§ **Task goal**
Retype the opening lines of the data exactly, stopping after the line that contains "import * as". Skip every picture.

§ **Source data**
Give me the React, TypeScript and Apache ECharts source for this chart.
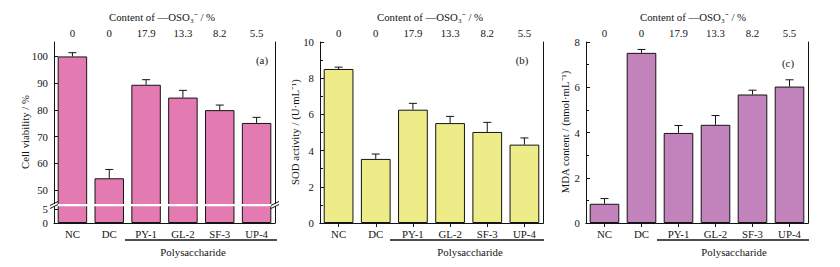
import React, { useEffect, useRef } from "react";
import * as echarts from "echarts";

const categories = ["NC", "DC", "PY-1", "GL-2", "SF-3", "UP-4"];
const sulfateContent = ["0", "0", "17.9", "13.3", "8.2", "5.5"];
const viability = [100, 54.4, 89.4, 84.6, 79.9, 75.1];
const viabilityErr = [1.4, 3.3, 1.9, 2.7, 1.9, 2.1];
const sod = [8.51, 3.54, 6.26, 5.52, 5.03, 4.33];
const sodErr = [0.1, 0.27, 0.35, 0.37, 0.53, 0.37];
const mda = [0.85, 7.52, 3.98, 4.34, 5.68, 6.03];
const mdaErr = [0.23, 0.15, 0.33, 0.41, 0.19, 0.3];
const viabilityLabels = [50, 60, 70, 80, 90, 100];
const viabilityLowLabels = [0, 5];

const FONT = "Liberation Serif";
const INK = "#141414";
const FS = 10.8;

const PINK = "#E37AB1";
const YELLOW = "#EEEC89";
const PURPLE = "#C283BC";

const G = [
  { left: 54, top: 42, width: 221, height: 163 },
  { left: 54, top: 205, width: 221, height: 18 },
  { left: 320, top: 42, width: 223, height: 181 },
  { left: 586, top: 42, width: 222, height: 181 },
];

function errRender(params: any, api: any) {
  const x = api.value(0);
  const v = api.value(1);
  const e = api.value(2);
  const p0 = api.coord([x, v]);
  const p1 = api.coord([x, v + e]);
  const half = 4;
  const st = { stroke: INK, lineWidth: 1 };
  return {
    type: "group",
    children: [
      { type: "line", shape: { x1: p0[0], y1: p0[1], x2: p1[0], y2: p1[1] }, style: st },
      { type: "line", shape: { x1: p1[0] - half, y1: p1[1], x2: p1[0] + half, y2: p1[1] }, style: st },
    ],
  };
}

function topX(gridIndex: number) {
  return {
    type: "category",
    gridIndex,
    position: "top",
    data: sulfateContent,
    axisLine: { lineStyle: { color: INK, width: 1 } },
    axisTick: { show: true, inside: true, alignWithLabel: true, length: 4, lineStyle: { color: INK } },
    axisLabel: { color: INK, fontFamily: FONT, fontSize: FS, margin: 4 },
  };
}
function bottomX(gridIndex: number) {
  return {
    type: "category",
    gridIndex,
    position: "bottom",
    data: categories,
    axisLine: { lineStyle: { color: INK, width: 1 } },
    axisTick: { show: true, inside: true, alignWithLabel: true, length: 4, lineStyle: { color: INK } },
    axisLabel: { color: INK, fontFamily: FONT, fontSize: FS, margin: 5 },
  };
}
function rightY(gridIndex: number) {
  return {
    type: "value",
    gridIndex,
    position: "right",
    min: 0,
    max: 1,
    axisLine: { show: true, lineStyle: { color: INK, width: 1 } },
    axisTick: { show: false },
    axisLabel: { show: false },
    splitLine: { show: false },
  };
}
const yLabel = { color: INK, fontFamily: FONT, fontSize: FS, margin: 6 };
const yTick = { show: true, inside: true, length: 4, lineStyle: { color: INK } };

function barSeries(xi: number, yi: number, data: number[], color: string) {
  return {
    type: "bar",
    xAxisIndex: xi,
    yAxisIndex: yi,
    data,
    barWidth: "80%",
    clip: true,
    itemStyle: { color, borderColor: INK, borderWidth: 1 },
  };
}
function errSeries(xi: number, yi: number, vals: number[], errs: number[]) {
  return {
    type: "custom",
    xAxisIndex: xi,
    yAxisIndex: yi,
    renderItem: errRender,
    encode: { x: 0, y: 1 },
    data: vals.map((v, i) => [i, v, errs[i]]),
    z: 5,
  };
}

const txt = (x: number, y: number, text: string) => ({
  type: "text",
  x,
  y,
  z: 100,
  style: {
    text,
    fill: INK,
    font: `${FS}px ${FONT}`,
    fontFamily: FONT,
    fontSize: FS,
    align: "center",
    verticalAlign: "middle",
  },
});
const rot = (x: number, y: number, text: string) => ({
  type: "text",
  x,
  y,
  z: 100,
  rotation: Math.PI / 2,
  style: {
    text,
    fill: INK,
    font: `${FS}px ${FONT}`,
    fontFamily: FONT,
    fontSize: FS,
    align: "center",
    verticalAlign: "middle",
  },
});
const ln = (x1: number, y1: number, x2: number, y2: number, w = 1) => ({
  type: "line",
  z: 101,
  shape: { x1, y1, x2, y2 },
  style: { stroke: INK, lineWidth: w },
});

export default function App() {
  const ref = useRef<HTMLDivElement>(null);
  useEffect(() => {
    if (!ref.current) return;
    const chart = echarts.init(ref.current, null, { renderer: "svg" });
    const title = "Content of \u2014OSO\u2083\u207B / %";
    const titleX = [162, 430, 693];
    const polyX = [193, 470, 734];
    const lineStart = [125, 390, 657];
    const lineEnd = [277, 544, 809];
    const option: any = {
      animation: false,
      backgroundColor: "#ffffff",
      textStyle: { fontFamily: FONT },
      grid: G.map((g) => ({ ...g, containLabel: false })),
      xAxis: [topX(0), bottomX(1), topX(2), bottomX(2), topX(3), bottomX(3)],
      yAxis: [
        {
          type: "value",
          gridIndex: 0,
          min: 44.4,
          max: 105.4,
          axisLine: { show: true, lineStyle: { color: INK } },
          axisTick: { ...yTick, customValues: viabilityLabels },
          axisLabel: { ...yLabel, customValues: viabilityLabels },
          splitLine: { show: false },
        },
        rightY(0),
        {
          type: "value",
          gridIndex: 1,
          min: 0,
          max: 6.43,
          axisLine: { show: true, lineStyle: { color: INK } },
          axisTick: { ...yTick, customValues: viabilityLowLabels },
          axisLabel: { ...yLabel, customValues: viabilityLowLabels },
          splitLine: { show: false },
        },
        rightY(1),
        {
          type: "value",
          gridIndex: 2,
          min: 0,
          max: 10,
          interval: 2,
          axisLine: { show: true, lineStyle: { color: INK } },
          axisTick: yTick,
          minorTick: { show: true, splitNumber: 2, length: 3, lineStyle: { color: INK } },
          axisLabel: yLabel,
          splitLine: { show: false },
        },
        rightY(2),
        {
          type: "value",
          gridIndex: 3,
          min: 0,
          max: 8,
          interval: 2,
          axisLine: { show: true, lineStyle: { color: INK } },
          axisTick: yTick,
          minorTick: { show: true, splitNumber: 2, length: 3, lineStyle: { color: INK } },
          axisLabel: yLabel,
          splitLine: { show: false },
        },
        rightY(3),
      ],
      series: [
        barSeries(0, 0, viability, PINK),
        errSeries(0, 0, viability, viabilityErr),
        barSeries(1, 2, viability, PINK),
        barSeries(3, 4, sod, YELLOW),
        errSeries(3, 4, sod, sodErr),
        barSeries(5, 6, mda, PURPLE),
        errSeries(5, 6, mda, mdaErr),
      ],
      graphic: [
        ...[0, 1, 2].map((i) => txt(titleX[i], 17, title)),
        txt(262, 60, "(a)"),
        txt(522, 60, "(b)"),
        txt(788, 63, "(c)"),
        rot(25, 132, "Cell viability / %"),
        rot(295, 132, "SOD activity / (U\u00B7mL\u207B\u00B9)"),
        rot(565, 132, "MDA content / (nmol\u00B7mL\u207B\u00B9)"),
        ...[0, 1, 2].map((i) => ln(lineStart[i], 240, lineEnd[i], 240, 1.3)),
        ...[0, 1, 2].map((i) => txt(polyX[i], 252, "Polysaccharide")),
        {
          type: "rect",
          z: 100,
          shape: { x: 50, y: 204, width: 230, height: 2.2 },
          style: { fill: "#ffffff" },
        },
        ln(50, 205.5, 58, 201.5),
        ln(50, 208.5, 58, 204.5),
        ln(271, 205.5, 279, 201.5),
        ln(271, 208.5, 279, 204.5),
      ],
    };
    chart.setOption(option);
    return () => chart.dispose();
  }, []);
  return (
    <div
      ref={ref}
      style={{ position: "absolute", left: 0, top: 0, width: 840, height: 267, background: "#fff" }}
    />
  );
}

§ **Written reply**
Give me the React, TypeScript and Apache ECharts source for this chart.
import React, { useEffect, useRef } from "react";
import * as echarts from "echarts";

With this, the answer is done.